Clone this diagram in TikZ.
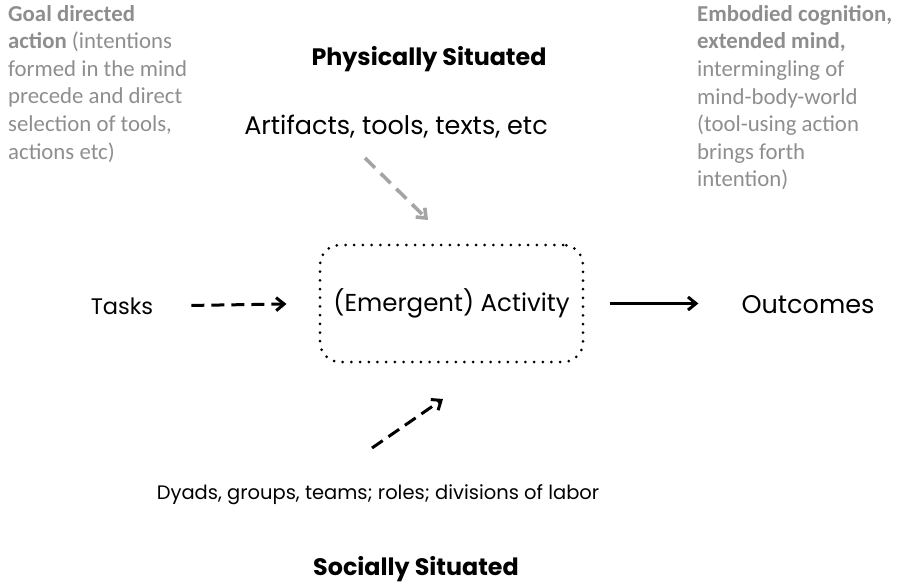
\documentclass[tikz,border=0pt]{standalone}
\usepackage{fontspec}
\setmainfont{Poppins}
\newfontfamily\notefont{Carlito}
\usetikzlibrary{calc,arrows.meta}
\definecolor{notegray}{HTML}{8E8E8E}
\definecolor{arrowgray}{HTML}{A4A4A4}
\begin{document}
\begin{tikzpicture}[x=1pt,y=-1pt,
	label/.style={inner sep=0pt, font=\fontsize{24.5}{28}\selectfont},
	heading/.style={inner sep=0pt, font=\fontsize{23.8}{26}\selectfont\bfseries},
	note/.style={inner sep=0pt, anchor=north west, align=left, text=notegray,
		font=\notefont\fontsize{22.8}{27.6}\selectfont},
	flow/.style={line width=3pt, -{Straight Barb[length=8pt,width=13pt]}},
	dashflow/.style={flow, dash pattern=on 13pt off 7pt}]
	\useasboundingbox (0,0) rectangle (900,586);
	\node (goal)     at (8, 5)     [note]	{\textbf{Goal directed}\\\textbf{action} (intentions\\formed in the mind\\precede and direct\\selection of tools,\\actions etc)};
	\node (embodied) at (697, 5)   [note]	{\textbf{Embodied cognition,}\\\textbf{extended mind,}\\intermingling of\\mind-body-world\\(tool-using action\\brings forth\\intention)};
	\node (phys)     at (429, 59)  [heading]	{Physically Situated};
	\node (artifacts) at (396, 127) [label, font=\fontsize{25.5}{28}\selectfont]	{Artifacts, tools, texts, etc};
	\node (activity) at (451.5, 303.5) [label, draw, line width=3pt, line cap=round,
		dash pattern=on 0pt off 8.7pt, rounded corners=20pt,
		minimum width=263pt, minimum height=117pt]	{(Emergent) Activity};
	\node (tasks)    at (122, 306) [label, font=\fontsize{22.5}{28}\selectfont]	{Tasks};
	\node (outcomes) at (808, 305) [label, font=\fontsize{25.5}{28}\selectfont]	{Outcomes};
	\node (dyads)    at (378, 495) [label, font=\fontsize{19.5}{28}\selectfont]	{Dyads, groups, teams; roles; divisions of labor};
	\node (social)   at (416, 569) [heading]	{Socially Situated};
	\draw[dashflow, draw=arrowgray, line width=3.6pt, dash pattern=on 14pt off 8pt] ($(artifacts)+(-31,31)$) -- ($(activity)+(-23.5,-83.5)$);
	\draw[dashflow, shorten <=38pt, shorten >=32pt] (tasks.east) -- (activity.west);
	\draw[flow, shorten <=25pt, shorten >=43pt] (activity.east) -- (outcomes.west |- activity.east);
	\draw[dashflow] ($(dyads)+(-6,-47)$) -- ($(activity)+(-8.5,95.5)$);
\end{tikzpicture}
\end{document}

- [Prompt]: Every line of the material is to be quoted exactly, with no pictures carried over.

- [Exercise result]:
Clone this diagram in TikZ.
\documentclass[tikz,border=0pt]{standalone}
\usepackage{fontspec}
\setmainfont{Poppins}
\newfontfamily\notefont{Carlito}
\usetikzlibrary{calc,arrows.meta}
\definecolor{notegray}{HTML}{8E8E8E}
\definecolor{arrowgray}{HTML}{A4A4A4}
\begin{document}
\begin{tikzpicture}[x=1pt,y=-1pt,
	label/.style={inner sep=0pt, font=\fontsize{24.5}{28}\selectfont},
	heading/.style={inner sep=0pt, font=\fontsize{23.8}{26}\selectfont\bfseries},
	note/.style={inner sep=0pt, anchor=north west, align=left, text=notegray,
		font=\notefont\fontsize{22.8}{27.6}\selectfont},
	flow/.style={line width=3pt, -{Straight Barb[length=8pt,width=13pt]}},
	dashflow/.style={flow, dash pattern=on 13pt off 7pt}]
	\useasboundingbox (0,0) rectangle (900,586);
	\node (goal)     at (8, 5)     [note]	{\textbf{Goal directed}\\\textbf{action} (intentions\\formed in the mind\\precede and direct\\selection of tools,\\actions etc)};
	\node (embodied) at (697, 5)   [note]	{\textbf{Embodied cognition,}\\\textbf{extended mind,}\\intermingling of\\mind-body-world\\(tool-using action\\brings forth\\intention)};
	\node (phys)     at (429, 59)  [heading]	{Physically Situated};
	\node (artifacts) at (396, 127) [label, font=\fontsize{25.5}{28}\selectfont]	{Artifacts, tools, texts, etc};
	\node (activity) at (451.5, 303.5) [label, draw, line width=3pt, line cap=round,
		dash pattern=on 0pt off 8.7pt, rounded corners=20pt,
		minimum width=263pt, minimum height=117pt]	{(Emergent) Activity};
	\node (tasks)    at (122, 306) [label, font=\fontsize{22.5}{28}\selectfont]	{Tasks};
	\node (outcomes) at (808, 305) [label, font=\fontsize{25.5}{28}\selectfont]	{Outcomes};
	\node (dyads)    at (378, 495) [label, font=\fontsize{19.5}{28}\selectfont]	{Dyads, groups, teams; roles; divisions of labor};
	\node (social)   at (416, 569) [heading]	{Socially Situated};
	\draw[dashflow, draw=arrowgray, line width=3.6pt, dash pattern=on 14pt off 8pt] ($(artifacts)+(-31,31)$) -- ($(activity)+(-23.5,-83.5)$);
	\draw[dashflow, shorten <=38pt, shorten >=32pt] (tasks.east) -- (activity.west);
	\draw[flow, shorten <=25pt, shorten >=43pt] (activity.east) -- (outcomes.west |- activity.east);
	\draw[dashflow] ($(dyads)+(-6,-47)$) -- ($(activity)+(-8.5,95.5)$);
\end{tikzpicture}
\end{document}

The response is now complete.